¡Hola, trotamundos! Hoy te llevo a San Petersburgo, a un lugar que te robará el aliento sin que necesites verlo para sentirlo. Imagina que estás caminando por las calles de la ciudad, el aire fresco, quizá un poco húmedo, acariciando tu piel. De repente, sientes que el espacio a tu alrededor se abre, el ruido de los coches se diluye y una mole de piedra, gigantesca, empieza a emerger ante ti. No es solo grande, es *colosal*. Sientes la inmensidad de sus puertas de bronce, el frío de sus columnas de granito pulido bajo tus dedos si las tocas.
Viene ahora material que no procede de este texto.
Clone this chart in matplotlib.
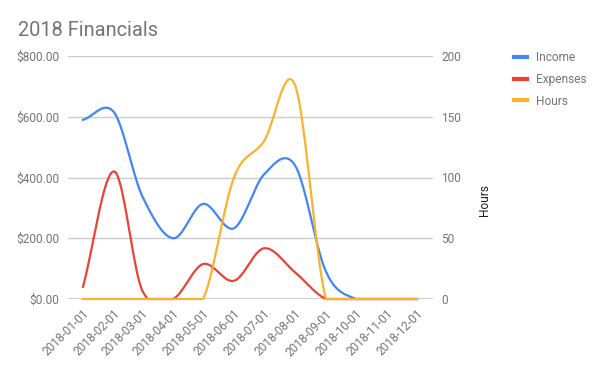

Te sientes diminuto, pero a la vez, una especie de expectación te recorre el cuerpo. Es la Catedral de San Isaac, y te espera.
Cruzas el umbral y, de golpe, el mundo exterior desaparece. El aire cambia, se vuelve más denso, más fresco, y un silencio reverente te envuelve. Tus pasos, antes audibles en la acera, ahora se apagan, absorbidos por la vasta extensión de la nave. Es un eco sordo, casi un susurro, lo que escuchas de las pocas personas que están allí. El olor es peculiar: una mezcla de piedra antigua, un poco de humedad y, a veces, un tenue rastro a incienso que te transporta a siglos pasados. Sientes la inmensidad sobre tu cabeza, una cúpula que parece tocar el cielo, y tus ojos, aunque no vean, perciben la grandiosidad por la pura escala del lugar.
Mientras avanzas, tus manos pueden rozar las frías y suaves superficies de mármol pulido o la áspera textura de los mosaicos que cubren cada centímetro de las paredes y el techo. No son solo dibujos; son miles de pequeñas piezas que forman historias, y aunque no las distingas visualmente, puedes sentir la complejidad de su trabajo, la dedicación que hay en cada curva, en cada sombra. Sientes la solidez de las columnas, algunas con una textura inconfundiblemente lisa y fría como el lapislázuli o el malaquita, otras con la rugosidad del granito. Es una experiencia táctil de riqueza y arte.
Luego, si te atreves, hay otra aventura: la subida a la columnata. Prepárate para un esfuerzo. Sientes el escalón bajo tus pies, uno tras otro, subiendo por una escalera de caracol que parece no tener fin. El aire se vuelve más denso, escuchas tu propia respiración y el ligero chirrido de tus zapatos en la piedra. La pared está cerca, puedes sentir la frescura de la piedra bajo tu mano si te apoyas. Es un ascenso constante, un trabajo físico que te prepara para lo que viene.
Y entonces, llegas. Sales al exterior, y el viento, si lo hay, te golpea en la cara. Es una sensación liberadora, de espacio abierto. Sientes la barandilla fría bajo tus manos y el suelo firme bajo tus pies. El sonido del viento es diferente aquí arriba, y los ruidos de la ciudad, los coches, las voces, se convierten en un murmullo lejano, casi un zumbido. Puedes percibir la vastedad de San Petersburgo extendiéndose a tu alrededor, el río Neva serpenteando, los techos y las cúpulas de otros edificios que se ven ahora tan pequeños. Es una perspectiva completamente nueva, una sensación de dominar el paisaje, de ver la ciudad desde su corazón.
Para que tu visita sea lo más fluida posible: compra las entradas online para evitar colas, hay una para la catedral y otra aparte si quieres subir a la columnata (¡no te la pierdas!). Si no quieres aglomeraciones, ve a primera hora de la mañana o a última de la tarde. Lleva calzado cómodo para la subida a la columnata, son muchos escalones y no hay ascensor. Dentro de la catedral, como en cualquier lugar de culto, se agradece un atuendo respetuoso. Y sí, aunque la subida puede ser un reto, la experiencia táctil y sonora de la vista desde arriba vale cada paso.